O que realmente vale comprar na Black Friday

Paulo Whitaker/Reuters
Marcella Franco

Um amigo me conta pelo WhatsApp agora à tarde que aproveitou a semana para comprar pneus. Ele trabalha em um grande magazine, e, como acontece sempre com quem tem acesso a informações confidenciais, soube me dizer se, ao menos lá na sua loja, os descontos da Black Friday desse ano eram pra valer ou pura enganação.
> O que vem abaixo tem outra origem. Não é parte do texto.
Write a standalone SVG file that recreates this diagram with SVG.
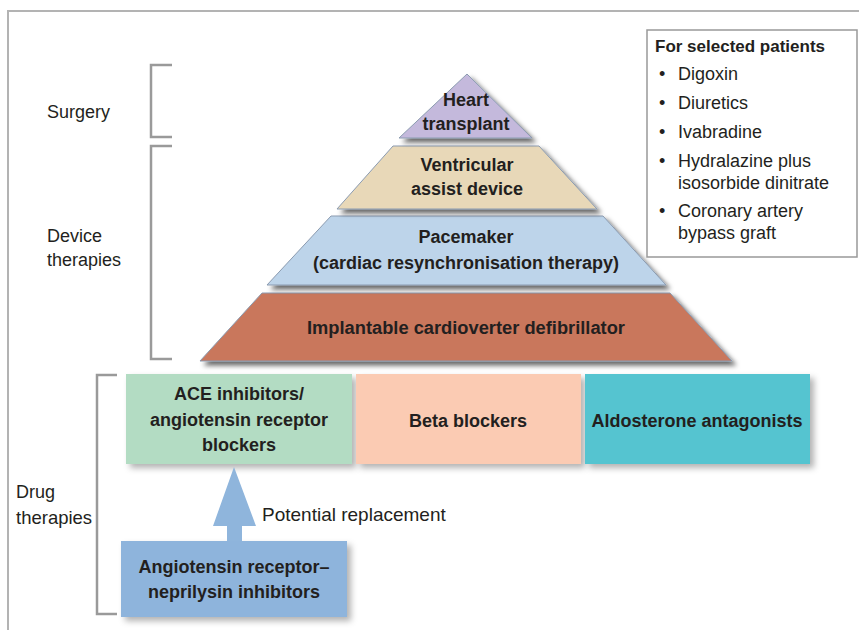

Ele me garantiu, deste modo, que, sim, talvez seja esse o momento em que finalmente eu possa adquirir meu tão sonhado micro-ondas. “Deixa que já vou vendo os preços aqui para você, querida, me diga apenas de quantos litros você deseja”, e óbvio que eu nem sabia que micro-ondas se mede em litros, e avisei que tudo que preciso esquentar são minhas marmitas e minha caneca de café. Acho que em um litro cabe.

A essa altura ele está, como sempre, colocando em prática sua dedicação extrema quando o assunto é me ajudar, e eu, enquanto aguardo o levantamento comparativo de valores dos aparelhos, me pus em devaneios a listar o que também seria de grande uso caso entrasse, uma vez ao ano, em liquidação.

Porque, veja, é fato que requentar pratos de comida e estourar uma pipoca de vez em quando é de uma praticidade sem tamanho, mas tenho vivido bem nos últimos meses pós-divórcio e separação total de bens, sem algo que me proporcione calor imediato por meio da rotação das moléculas de água.

Cozinhar ovo firme e rápido é ótimo, mas você já experimentou, por exemplo, a sensação deliciosa que deve ser quitar o advogado de uma só vez? Matar aquelas duas ações parceladas em 30 anos com um boleto ligeiro, na Black Friday da vara da família?

Queria também promoções odontológicas, que me permitissem colocar os dois implantes de dentes que me faltam, caídos feito fruta madura depois de tumores brabos que me tomaram o corpo no ano passado. Imagina que sonho o dentista anunciar no seu Instagram um banner oferecendo dois molares pelo preço de um incisivo? Óbvio que eu pagava.

Também pagava, claro, por uma sessão da faxineira mais bacana do pedaço, um diazinho inteiro só para mim, pra deixar minha casa um brinco como há anos não acontece. Tem quem ame as composições do Chopin, enquanto eu gozo só de pensar em ouvir aquele aspirador de pó ligado, aquela escova esfregando a privada e os sacos de lixo descendo a escada tranquilos, tudo por mãos que não sejam as minhas uma vez na vida.

Se a faxineira da Black Friday não topasse lavar, nesse dia especial, toda a minha louça, porque é realmente muita e eu tenho consciência disso, eu bem podia também consultar meu amigo do magazine sobre quanto custa uma máquina daquelas de gente rica que faz todo o serviço sozinha, joga água, joga sabão, gira tudo, esquenta mil graus e pronto, devolve tudo limpo 40 minutos depois. Será que ela também guarda de volta no armário?

Podia ter a Black Friday dos antibióticos na farmácia, amoxicilina pra garotada a preço de paracetamol, levofloxacino para as mães com problema renal. Se bem que, nesse caso, era preciso que houvesse, antes, a Black Friday das receitas médicas, né, os médicos de convênio de repente abrindo agenda em uma promoção de horários com a mesma disponibilidade com que fazem na hora de marcar consulta particular.

Repare como o mercado não sabe mesmo ler nossos desejos. Nos ofertam celular novo, quando o que a gente precisa mesmo é de desconto na depilação da axila, na análise para superar o vazio exitencial. Faltam marqueteiros, analistas de oportunidades, não sei qual o nome dessa bagaça, mas é latente a falta de visão desse povo diante da nossa demanda. Porque a gente pode até sonhar com eletrônicos de última geração, mas precisar mesmo a gente precisa de muito pouco – cabe tudo em um micro-ondas de meio litro.